It’s been two weeks since the launch of Project Squared and the Cisco Collaboration Cloud. We’ve received fantastic feedback and great uptake. And we’re really happy that so many people are using Project Squared – and liking the experience.
I’d like to take you on a little behind-the-scenes tour and shed some light on the Cisco Collaboration Cloud and how it works. Here is a 10,000 foot view of the architecture:
The core architecture is built on OpenStack. We use it for compute, networking, and storage services. OpenStack supports both the functional components of the architecture as well as the operational services, such as: logging, metrics, events, health and even VPN services (for inter-DC messaging and replication).
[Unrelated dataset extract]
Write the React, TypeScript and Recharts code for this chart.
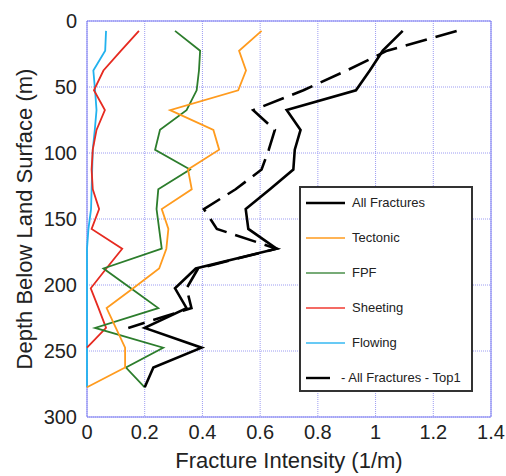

Much of the functional code is deployed on Cloud Foundry, which we use as our PaaS (Platform as a Service Layer). This functional code is built as a set of microservices, which are coarse-grained elements that provide independent and loosely coupled functions. These functions are consumed by the client and include the room service, which handles room creation, synchronization, and posting of activities.
Other services include document previewing, conference control, media orchestration, avatar management, admin portal services, and notifications. These services are all accessed via REST (aka Web2.0) APIs over HTTPS. We’re an HTTPS-only shop – no unencrypted access.
We use the Cloud Foundry HTTP reverse proxy to distribute inbound requests to the right microservice. Each of these services is stateless: They do not retain any kind of state between HTTP transactions. Any data requiring persistence is placed into one of our data services, which allows our services to achieve horizontal scale and reliability. It also greatly eases software upgrades.
For data storage, we use several different storage technologies: We use a fair amount of noSQL tech, including Cassandra, Riak, Redis, Elasticsearch, and RabbitMQ. We also have more traditional database technologies that support our user identity service, for example. Microservices exchange data through their REST interface alone, and not through shared data services.
Several of our functional components require tight real-time performance and direct, non-proxied network access and thus run natively on OpenStack, and not on Cloud Foundry. This includes our software that does the real-time voice and video-conferencing functions.
And that’s a high level snapshot of what we’ve built. Stay tuned for more deep dives!
Hi Jonathan
Good overview, looks cool and modern. I have a few quick questions.
Inter-DC replication was covered, how do you handle replication between DC-s, do you rely on the storage services like Cassanda replication implementation for Cassandra, Riak for Riak etc ?
Do you do any Chaos Monkey like tests and how quickly monitoring picks up any issues with the services ? What do you use for alerting about issues, is it part of monitoring or a separate sub-system ?
How do you do authentication between the micro-services, is it cert based ?
Depends on your DC setup, but how do you choose the media services for real-time processing in geographically sparse participants ?
Anyway, I have more questions, but looking forward to more deep dives!
@Rain – good to hear from you 🙂
On inter-DC replication: yes we are relying on the replication capabilities of the DB itself. A few of these (eg.., Redis) are used strictly for transient data like caches and thus dont do inter-DC replication.
On chaos monkey: we typically run our entire battery of integaration tests on the production network, constantly. This is primarily functional testing, not the destructive testing that chaos monkey does. Running integration tests on production has been a frequent source of finding outages (though typically lots of other alarms are going off too). We’re working towards a fuller Simian army type of testing but arent there yet.
Inter-service authentication is entire OAuth based. All inter-service comms is via REST, there are no backdoors.
Discovering the right media service to use: this is an evolving story and we’re going to be taking a big step soon in an upcoming push; stay tuned 🙂
Very good high level architecture view and definitely helpful before the deep dive. So far, the experience with the Project Squared is good and sure that it will be more robust (may be with settings, built-in alarms, etc.) soon.
My question would be, when we say that those real time functional components (controllers) runs natively on OpenStack, it could be directly accessed from clients using non-REST interfaces as well. Correct? In that case, it may end up in writing more json API’s and become complex.
Looking forward to hear more during the deep dive.
The stuff running on openstack primarily does real-time media, i.e., RTP.